EXERCISE REQUIREMENTS –
Leaving the pictures out, print the lines from the first line of the listing through the line containing "const CHART_W = 1024, CHART_H = 754;", exactly as they read, and no others.

START DATA EXCERPT

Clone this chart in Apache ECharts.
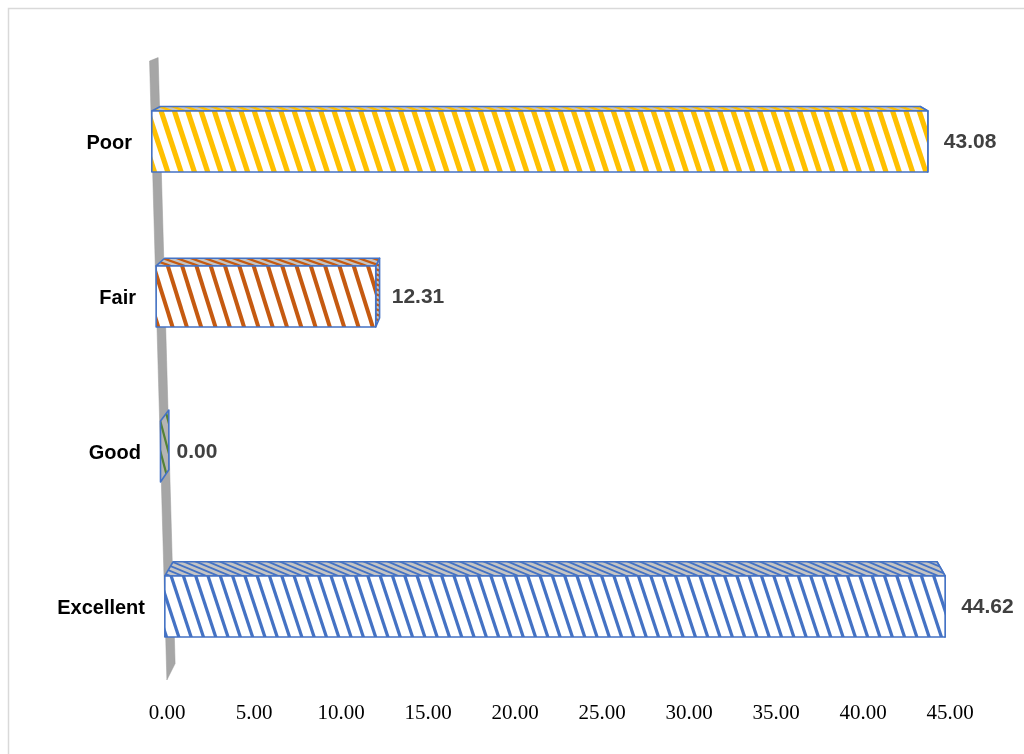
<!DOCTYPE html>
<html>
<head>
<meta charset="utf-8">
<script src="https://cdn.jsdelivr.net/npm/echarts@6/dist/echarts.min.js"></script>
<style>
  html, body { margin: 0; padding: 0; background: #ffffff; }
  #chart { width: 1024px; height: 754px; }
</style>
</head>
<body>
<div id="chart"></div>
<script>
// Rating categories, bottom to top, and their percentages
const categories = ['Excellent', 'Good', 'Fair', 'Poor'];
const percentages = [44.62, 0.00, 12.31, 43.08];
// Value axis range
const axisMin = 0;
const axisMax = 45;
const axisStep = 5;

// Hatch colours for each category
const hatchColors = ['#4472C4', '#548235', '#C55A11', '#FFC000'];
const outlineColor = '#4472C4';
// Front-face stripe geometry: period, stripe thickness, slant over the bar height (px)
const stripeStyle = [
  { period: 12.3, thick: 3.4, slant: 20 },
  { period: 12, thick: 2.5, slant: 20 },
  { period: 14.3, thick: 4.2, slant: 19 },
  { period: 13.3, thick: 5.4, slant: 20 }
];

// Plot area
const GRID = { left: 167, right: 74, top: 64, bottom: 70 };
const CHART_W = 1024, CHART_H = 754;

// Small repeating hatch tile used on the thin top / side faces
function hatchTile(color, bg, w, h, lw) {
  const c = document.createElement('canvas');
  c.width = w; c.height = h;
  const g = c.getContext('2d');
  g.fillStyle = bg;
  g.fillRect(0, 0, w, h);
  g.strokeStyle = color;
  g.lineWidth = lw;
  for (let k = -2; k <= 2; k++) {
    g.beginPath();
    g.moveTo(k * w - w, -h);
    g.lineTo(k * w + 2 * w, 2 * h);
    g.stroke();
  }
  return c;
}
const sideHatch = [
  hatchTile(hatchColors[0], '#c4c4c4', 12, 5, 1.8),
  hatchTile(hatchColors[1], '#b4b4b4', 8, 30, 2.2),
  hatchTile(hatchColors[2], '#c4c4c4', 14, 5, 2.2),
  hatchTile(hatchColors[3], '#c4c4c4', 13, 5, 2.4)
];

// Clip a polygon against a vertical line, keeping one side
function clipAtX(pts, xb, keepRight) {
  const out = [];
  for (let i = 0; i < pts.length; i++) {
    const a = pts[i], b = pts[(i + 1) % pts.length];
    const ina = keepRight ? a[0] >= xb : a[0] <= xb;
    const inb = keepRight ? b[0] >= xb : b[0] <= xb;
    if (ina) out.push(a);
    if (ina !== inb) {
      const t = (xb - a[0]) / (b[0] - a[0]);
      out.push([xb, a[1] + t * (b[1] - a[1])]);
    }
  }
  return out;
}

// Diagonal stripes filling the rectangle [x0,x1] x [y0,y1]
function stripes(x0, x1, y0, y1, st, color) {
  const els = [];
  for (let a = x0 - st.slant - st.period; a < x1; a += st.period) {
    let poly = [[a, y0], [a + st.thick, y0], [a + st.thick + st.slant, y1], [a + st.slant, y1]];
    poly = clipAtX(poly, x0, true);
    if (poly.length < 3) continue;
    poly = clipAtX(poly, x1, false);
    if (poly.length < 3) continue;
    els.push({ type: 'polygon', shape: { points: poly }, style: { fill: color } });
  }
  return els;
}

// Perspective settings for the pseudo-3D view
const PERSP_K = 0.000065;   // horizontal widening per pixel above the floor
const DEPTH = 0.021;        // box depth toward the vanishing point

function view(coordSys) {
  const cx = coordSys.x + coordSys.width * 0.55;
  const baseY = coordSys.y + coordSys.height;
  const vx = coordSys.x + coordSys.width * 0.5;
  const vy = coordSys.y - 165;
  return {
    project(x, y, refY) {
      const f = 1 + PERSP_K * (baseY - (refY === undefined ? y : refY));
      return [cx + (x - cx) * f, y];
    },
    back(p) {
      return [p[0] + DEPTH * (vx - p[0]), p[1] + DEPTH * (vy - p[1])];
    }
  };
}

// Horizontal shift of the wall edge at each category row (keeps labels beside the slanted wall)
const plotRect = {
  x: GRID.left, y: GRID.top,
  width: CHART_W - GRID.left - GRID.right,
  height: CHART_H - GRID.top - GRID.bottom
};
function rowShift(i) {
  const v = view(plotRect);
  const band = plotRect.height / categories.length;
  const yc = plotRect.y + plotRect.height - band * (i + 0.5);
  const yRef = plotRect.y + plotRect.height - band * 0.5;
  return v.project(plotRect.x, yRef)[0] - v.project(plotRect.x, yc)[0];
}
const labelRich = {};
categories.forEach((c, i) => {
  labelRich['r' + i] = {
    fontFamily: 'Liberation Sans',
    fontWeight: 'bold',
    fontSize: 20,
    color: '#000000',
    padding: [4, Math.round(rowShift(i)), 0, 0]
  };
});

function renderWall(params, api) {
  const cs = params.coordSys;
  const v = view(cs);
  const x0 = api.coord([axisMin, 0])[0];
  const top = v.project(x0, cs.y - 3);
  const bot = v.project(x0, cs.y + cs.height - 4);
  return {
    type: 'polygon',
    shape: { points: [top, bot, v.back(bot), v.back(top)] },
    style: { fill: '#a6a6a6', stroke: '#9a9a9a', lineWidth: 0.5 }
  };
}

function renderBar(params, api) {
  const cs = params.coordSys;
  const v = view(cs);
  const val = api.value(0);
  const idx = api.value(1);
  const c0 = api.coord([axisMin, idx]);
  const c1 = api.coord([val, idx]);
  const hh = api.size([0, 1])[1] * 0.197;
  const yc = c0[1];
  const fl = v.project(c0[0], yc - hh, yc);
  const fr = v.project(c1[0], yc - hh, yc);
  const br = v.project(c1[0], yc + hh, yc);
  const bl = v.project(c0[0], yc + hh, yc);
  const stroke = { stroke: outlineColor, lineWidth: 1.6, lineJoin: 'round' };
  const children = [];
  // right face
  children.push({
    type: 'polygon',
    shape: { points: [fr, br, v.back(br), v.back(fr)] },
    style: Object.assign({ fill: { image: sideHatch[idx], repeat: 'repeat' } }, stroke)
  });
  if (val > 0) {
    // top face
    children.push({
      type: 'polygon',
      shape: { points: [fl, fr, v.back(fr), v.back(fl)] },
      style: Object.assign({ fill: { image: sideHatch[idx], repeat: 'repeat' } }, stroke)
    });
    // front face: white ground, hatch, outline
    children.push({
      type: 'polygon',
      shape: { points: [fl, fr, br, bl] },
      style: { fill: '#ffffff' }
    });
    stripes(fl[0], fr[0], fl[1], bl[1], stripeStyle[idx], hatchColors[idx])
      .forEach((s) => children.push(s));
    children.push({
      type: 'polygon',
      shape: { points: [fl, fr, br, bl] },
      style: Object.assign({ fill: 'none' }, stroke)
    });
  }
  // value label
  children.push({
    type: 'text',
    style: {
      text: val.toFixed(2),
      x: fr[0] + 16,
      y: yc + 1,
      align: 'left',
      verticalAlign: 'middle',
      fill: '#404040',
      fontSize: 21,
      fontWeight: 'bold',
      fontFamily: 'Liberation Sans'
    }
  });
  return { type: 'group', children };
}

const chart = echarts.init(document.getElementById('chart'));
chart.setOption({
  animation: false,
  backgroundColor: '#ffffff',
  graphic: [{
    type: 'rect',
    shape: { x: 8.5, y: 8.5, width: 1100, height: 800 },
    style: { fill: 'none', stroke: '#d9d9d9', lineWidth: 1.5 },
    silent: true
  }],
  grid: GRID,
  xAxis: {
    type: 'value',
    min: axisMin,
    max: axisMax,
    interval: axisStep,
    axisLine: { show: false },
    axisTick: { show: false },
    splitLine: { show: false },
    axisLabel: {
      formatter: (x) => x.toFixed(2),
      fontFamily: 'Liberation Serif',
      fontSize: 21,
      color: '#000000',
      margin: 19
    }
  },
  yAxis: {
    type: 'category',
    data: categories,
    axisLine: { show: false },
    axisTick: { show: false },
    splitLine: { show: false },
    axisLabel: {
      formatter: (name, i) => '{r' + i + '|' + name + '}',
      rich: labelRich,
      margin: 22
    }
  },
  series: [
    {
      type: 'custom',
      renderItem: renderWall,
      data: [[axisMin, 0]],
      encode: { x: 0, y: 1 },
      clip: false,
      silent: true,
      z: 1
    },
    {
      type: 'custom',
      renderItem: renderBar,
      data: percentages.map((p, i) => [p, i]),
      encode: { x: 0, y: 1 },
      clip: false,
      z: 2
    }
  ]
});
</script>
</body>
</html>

END DATA EXCERPT

TASK RESPONSE –
Clone this chart in Apache ECharts.
<!DOCTYPE html>
<html>
<head>
<meta charset="utf-8">
<script src="https://cdn.jsdelivr.net/npm/echarts@6/dist/echarts.min.js"></script>
<style>
  html, body { margin: 0; padding: 0; background: #ffffff; }
  #chart { width: 1024px; height: 754px; }
</style>
</head>
<body>
<div id="chart"></div>
<script>
// Rating categories, bottom to top, and their percentages
const categories = ['Excellent', 'Good', 'Fair', 'Poor'];
const percentages = [44.62, 0.00, 12.31, 43.08];
// Value axis range
const axisMin = 0;
const axisMax = 45;
const axisStep = 5;

// Hatch colours for each category
const hatchColors = ['#4472C4', '#548235', '#C55A11', '#FFC000'];
const outlineColor = '#4472C4';
// Front-face stripe geometry: period, stripe thickness, slant over the bar height (px)
const stripeStyle = [
  { period: 12.3, thick: 3.4, slant: 20 },
  { period: 12, thick: 2.5, slant: 20 },
  { period: 14.3, thick: 4.2, slant: 19 },
  { period: 13.3, thick: 5.4, slant: 20 }
];

// Plot area
const GRID = { left: 167, right: 74, top: 64, bottom: 70 };
const CHART_W = 1024, CHART_H = 754;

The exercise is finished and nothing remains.